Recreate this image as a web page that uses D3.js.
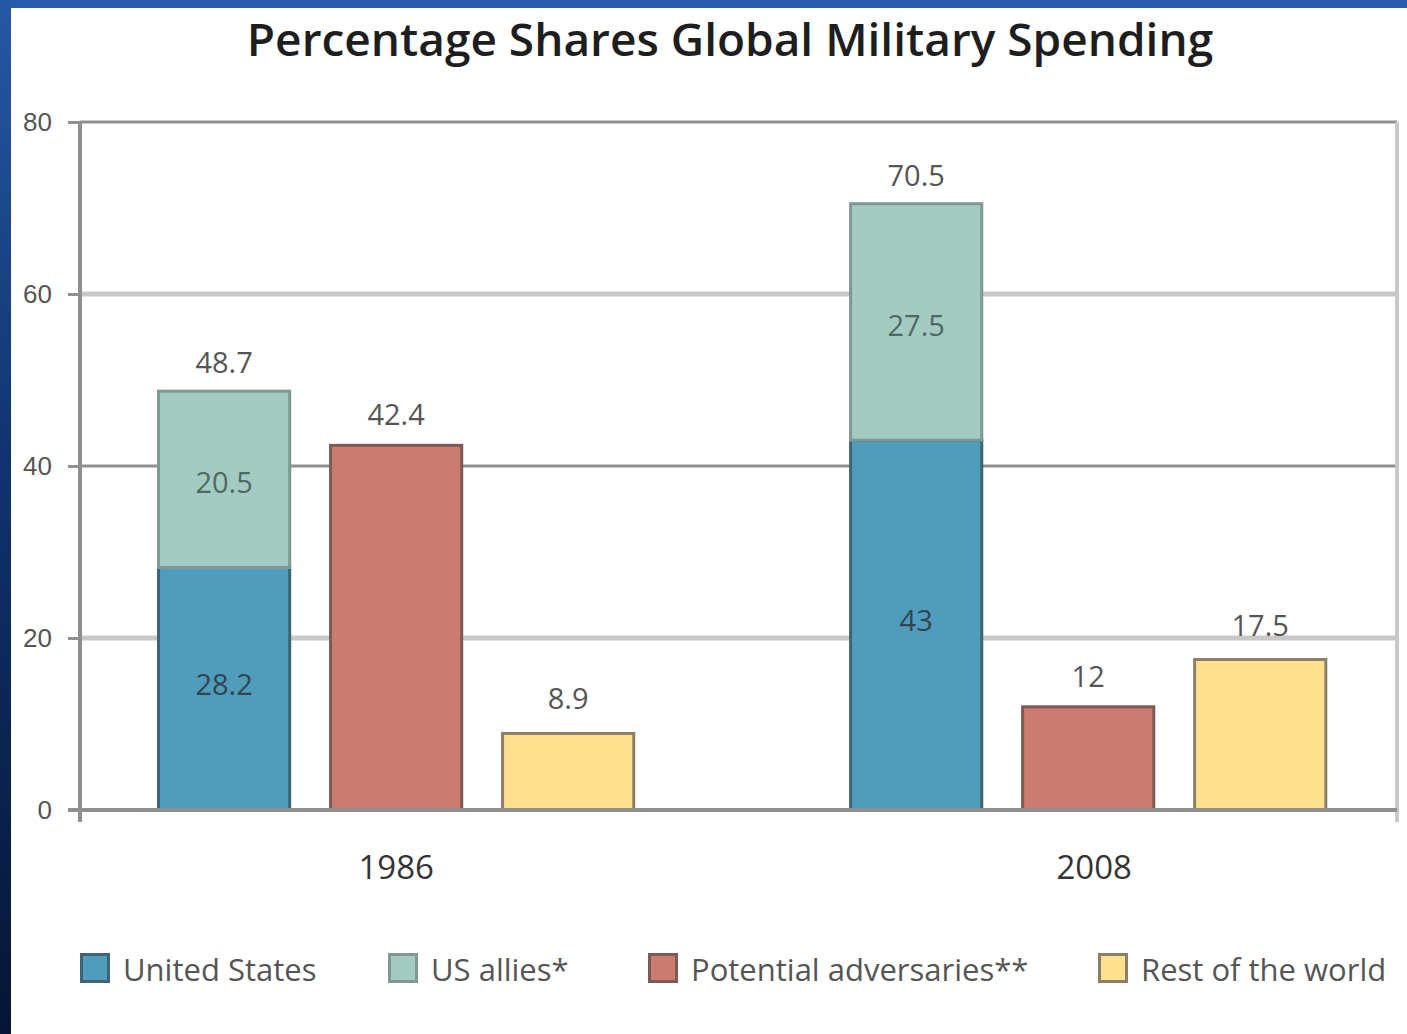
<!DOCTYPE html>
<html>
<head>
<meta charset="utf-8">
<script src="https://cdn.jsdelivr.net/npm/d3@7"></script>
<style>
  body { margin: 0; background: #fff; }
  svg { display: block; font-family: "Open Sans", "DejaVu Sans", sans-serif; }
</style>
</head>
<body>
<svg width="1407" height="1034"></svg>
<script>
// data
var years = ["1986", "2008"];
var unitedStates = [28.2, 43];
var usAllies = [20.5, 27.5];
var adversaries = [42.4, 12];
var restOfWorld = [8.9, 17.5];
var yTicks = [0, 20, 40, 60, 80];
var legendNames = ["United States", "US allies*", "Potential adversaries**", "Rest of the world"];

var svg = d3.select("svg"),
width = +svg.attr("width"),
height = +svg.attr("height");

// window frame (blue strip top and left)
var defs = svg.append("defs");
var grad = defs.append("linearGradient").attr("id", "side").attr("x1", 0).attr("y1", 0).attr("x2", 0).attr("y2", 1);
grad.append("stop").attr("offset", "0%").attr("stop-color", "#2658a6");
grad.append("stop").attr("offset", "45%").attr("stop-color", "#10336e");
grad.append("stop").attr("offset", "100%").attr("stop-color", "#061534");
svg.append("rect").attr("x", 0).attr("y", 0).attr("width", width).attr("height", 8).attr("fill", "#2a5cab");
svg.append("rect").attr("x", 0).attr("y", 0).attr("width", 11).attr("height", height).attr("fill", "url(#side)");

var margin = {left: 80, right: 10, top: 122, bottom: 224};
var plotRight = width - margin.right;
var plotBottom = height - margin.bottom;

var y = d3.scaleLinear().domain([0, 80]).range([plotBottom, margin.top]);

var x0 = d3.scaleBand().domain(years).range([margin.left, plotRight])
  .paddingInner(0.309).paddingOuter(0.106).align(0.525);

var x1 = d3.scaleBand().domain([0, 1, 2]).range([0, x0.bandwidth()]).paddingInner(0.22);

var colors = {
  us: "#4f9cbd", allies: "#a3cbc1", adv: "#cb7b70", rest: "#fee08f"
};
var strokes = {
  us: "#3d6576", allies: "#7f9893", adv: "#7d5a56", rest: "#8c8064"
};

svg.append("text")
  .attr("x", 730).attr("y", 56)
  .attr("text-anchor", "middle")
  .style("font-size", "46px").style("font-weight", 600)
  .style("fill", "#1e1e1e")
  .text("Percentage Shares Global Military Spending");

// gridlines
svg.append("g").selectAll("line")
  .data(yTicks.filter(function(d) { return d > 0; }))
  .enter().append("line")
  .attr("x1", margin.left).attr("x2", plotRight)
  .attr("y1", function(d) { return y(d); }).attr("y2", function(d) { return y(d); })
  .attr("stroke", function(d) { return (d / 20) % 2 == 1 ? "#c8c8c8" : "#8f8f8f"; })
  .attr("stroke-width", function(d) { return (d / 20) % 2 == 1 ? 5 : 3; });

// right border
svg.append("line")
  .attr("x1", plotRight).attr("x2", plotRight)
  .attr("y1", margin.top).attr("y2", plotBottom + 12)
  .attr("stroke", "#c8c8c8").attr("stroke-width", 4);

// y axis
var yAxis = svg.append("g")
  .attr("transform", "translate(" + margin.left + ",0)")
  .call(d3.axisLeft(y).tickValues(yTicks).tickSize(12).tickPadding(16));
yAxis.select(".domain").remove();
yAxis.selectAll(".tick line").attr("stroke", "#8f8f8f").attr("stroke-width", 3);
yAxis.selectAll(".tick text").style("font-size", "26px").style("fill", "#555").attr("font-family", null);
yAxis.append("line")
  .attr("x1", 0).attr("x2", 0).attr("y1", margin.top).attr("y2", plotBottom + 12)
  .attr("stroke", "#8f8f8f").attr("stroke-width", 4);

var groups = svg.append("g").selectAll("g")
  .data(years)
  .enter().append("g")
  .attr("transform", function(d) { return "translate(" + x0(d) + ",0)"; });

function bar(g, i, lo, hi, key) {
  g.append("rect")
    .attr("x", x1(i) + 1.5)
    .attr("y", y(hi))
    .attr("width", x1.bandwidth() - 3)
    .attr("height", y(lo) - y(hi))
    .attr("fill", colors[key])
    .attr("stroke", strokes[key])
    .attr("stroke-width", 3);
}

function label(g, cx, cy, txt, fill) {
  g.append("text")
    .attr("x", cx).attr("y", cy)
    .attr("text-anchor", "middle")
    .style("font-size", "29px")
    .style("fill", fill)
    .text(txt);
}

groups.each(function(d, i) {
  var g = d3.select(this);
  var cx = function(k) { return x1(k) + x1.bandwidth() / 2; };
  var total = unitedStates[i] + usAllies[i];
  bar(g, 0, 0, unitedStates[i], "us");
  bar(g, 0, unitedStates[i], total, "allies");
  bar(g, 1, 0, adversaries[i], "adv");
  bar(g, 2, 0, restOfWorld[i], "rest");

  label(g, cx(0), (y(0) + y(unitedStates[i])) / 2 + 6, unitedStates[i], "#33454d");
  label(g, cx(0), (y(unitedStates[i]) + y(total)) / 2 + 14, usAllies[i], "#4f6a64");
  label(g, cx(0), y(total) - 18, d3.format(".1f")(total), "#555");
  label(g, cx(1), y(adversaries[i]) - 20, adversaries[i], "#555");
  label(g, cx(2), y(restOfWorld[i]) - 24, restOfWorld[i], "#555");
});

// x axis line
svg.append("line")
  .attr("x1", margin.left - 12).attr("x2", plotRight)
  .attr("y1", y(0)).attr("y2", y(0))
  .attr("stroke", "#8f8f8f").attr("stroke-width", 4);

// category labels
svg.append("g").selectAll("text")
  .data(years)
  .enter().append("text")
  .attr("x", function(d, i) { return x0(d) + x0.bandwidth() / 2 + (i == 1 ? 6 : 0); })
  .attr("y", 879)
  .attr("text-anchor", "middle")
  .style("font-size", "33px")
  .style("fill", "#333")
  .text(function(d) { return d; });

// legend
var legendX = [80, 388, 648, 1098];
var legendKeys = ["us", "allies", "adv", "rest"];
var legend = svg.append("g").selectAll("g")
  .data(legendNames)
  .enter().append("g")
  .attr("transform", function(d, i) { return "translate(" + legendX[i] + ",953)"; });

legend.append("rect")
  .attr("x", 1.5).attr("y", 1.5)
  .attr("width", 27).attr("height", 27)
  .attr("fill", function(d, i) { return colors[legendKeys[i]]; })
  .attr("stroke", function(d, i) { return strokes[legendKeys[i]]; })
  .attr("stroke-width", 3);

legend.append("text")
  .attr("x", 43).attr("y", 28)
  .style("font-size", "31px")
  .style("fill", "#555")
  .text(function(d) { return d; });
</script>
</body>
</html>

========

* _PROBLEM TO WORK ON_
Give every line above again exactly, with no pictures.

* _COMPLETE ANSWER_
Recreate this image as a web page that uses D3.js.
<!DOCTYPE html>
<html>
<head>
<meta charset="utf-8">
<script src="https://cdn.jsdelivr.net/npm/d3@7"></script>
<style>
  body { margin: 0; background: #fff; }
  svg { display: block; font-family: "Open Sans", "DejaVu Sans", sans-serif; }
</style>
</head>
<body>
<svg width="1407" height="1034"></svg>
<script>
// data
var years = ["1986", "2008"];
var unitedStates = [28.2, 43];
var usAllies = [20.5, 27.5];
var adversaries = [42.4, 12];
var restOfWorld = [8.9, 17.5];
var yTicks = [0, 20, 40, 60, 80];
var legendNames = ["United States", "US allies*", "Potential adversaries**", "Rest of the world"];

var svg = d3.select("svg"),
width = +svg.attr("width"),
height = +svg.attr("height");

// window frame (blue strip top and left)
var defs = svg.append("defs");
var grad = defs.append("linearGradient").attr("id", "side").attr("x1", 0).attr("y1", 0).attr("x2", 0).attr("y2", 1);
grad.append("stop").attr("offset", "0%").attr("stop-color", "#2658a6");
grad.append("stop").attr("offset", "45%").attr("stop-color", "#10336e");
grad.append("stop").attr("offset", "100%").attr("stop-color", "#061534");
svg.append("rect").attr("x", 0).attr("y", 0).attr("width", width).attr("height", 8).attr("fill", "#2a5cab");
svg.append("rect").attr("x", 0).attr("y", 0).attr("width", 11).attr("height", height).attr("fill", "url(#side)");

var margin = {left: 80, right: 10, top: 122, bottom: 224};
var plotRight = width - margin.right;
var plotBottom = height - margin.bottom;

var y = d3.scaleLinear().domain([0, 80]).range([plotBottom, margin.top]);

var x0 = d3.scaleBand().domain(years).range([margin.left, plotRight])
  .paddingInner(0.309).paddingOuter(0.106).align(0.525);

var x1 = d3.scaleBand().domain([0, 1, 2]).range([0, x0.bandwidth()]).paddingInner(0.22);

var colors = {
  us: "#4f9cbd", allies: "#a3cbc1", adv: "#cb7b70", rest: "#fee08f"
};
var strokes = {
  us: "#3d6576", allies: "#7f9893", adv: "#7d5a56", rest: "#8c8064"
};

svg.append("text")
  .attr("x", 730).attr("y", 56)
  .attr("text-anchor", "middle")
  .style("font-size", "46px").style("font-weight", 600)
  .style("fill", "#1e1e1e")
  .text("Percentage Shares Global Military Spending");

// gridlines
svg.append("g").selectAll("line")
  .data(yTicks.filter(function(d) { return d > 0; }))
  .enter().append("line")
  .attr("x1", margin.left).attr("x2", plotRight)
  .attr("y1", function(d) { return y(d); }).attr("y2", function(d) { return y(d); })
  .attr("stroke", function(d) { return (d / 20) % 2 == 1 ? "#c8c8c8" : "#8f8f8f"; })
  .attr("stroke-width", function(d) { return (d / 20) % 2 == 1 ? 5 : 3; });

// right border
svg.append("line")
  .attr("x1", plotRight).attr("x2", plotRight)
  .attr("y1", margin.top).attr("y2", plotBottom + 12)
  .attr("stroke", "#c8c8c8").attr("stroke-width", 4);

// y axis
var yAxis = svg.append("g")
  .attr("transform", "translate(" + margin.left + ",0)")
  .call(d3.axisLeft(y).tickValues(yTicks).tickSize(12).tickPadding(16));
yAxis.select(".domain").remove();
yAxis.selectAll(".tick line").attr("stroke", "#8f8f8f").attr("stroke-width", 3);
yAxis.selectAll(".tick text").style("font-size", "26px").style("fill", "#555").attr("font-family", null);
yAxis.append("line")
  .attr("x1", 0).attr("x2", 0).attr("y1", margin.top).attr("y2", plotBottom + 12)
  .attr("stroke", "#8f8f8f").attr("stroke-width", 4);

var groups = svg.append("g").selectAll("g")
  .data(years)
  .enter().append("g")
  .attr("transform", function(d) { return "translate(" + x0(d) + ",0)"; });

function bar(g, i, lo, hi, key) {
  g.append("rect")
    .attr("x", x1(i) + 1.5)
    .attr("y", y(hi))
    .attr("width", x1.bandwidth() - 3)
    .attr("height", y(lo) - y(hi))
    .attr("fill", colors[key])
    .attr("stroke", strokes[key])
    .attr("stroke-width", 3);
}

function label(g, cx, cy, txt, fill) {
  g.append("text")
    .attr("x", cx).attr("y", cy)
    .attr("text-anchor", "middle")
    .style("font-size", "29px")
    .style("fill", fill)
    .text(txt);
}

groups.each(function(d, i) {
  var g = d3.select(this);
  var cx = function(k) { return x1(k) + x1.bandwidth() / 2; };
  var total = unitedStates[i] + usAllies[i];
  bar(g, 0, 0, unitedStates[i], "us");
  bar(g, 0, unitedStates[i], total, "allies");
  bar(g, 1, 0, adversaries[i], "adv");
  bar(g, 2, 0, restOfWorld[i], "rest");

  label(g, cx(0), (y(0) + y(unitedStates[i])) / 2 + 6, unitedStates[i], "#33454d");
  label(g, cx(0), (y(unitedStates[i]) + y(total)) / 2 + 14, usAllies[i], "#4f6a64");
  label(g, cx(0), y(total) - 18, d3.format(".1f")(total), "#555");
  label(g, cx(1), y(adversaries[i]) - 20, adversaries[i], "#555");
  label(g, cx(2), y(restOfWorld[i]) - 24, restOfWorld[i], "#555");
});

// x axis line
svg.append("line")
  .attr("x1", margin.left - 12).attr("x2", plotRight)
  .attr("y1", y(0)).attr("y2", y(0))
  .attr("stroke", "#8f8f8f").attr("stroke-width", 4);

// category labels
svg.append("g").selectAll("text")
  .data(years)
  .enter().append("text")
  .attr("x", function(d, i) { return x0(d) + x0.bandwidth() / 2 + (i == 1 ? 6 : 0); })
  .attr("y", 879)
  .attr("text-anchor", "middle")
  .style("font-size", "33px")
  .style("fill", "#333")
  .text(function(d) { return d; });

// legend
var legendX = [80, 388, 648, 1098];
var legendKeys = ["us", "allies", "adv", "rest"];
var legend = svg.append("g").selectAll("g")
  .data(legendNames)
  .enter().append("g")
  .attr("transform", function(d, i) { return "translate(" + legendX[i] + ",953)"; });

legend.append("rect")
  .attr("x", 1.5).attr("y", 1.5)
  .attr("width", 27).attr("height", 27)
  .attr("fill", function(d, i) { return colors[legendKeys[i]]; })
  .attr("stroke", function(d, i) { return strokes[legendKeys[i]]; })
  .attr("stroke-width", 3);

legend.append("text")
  .attr("x", 43).attr("y", 28)
  .style("font-size", "31px")
  .style("fill", "#555")
  .text(function(d) { return d; });
</script>
</body>
</html>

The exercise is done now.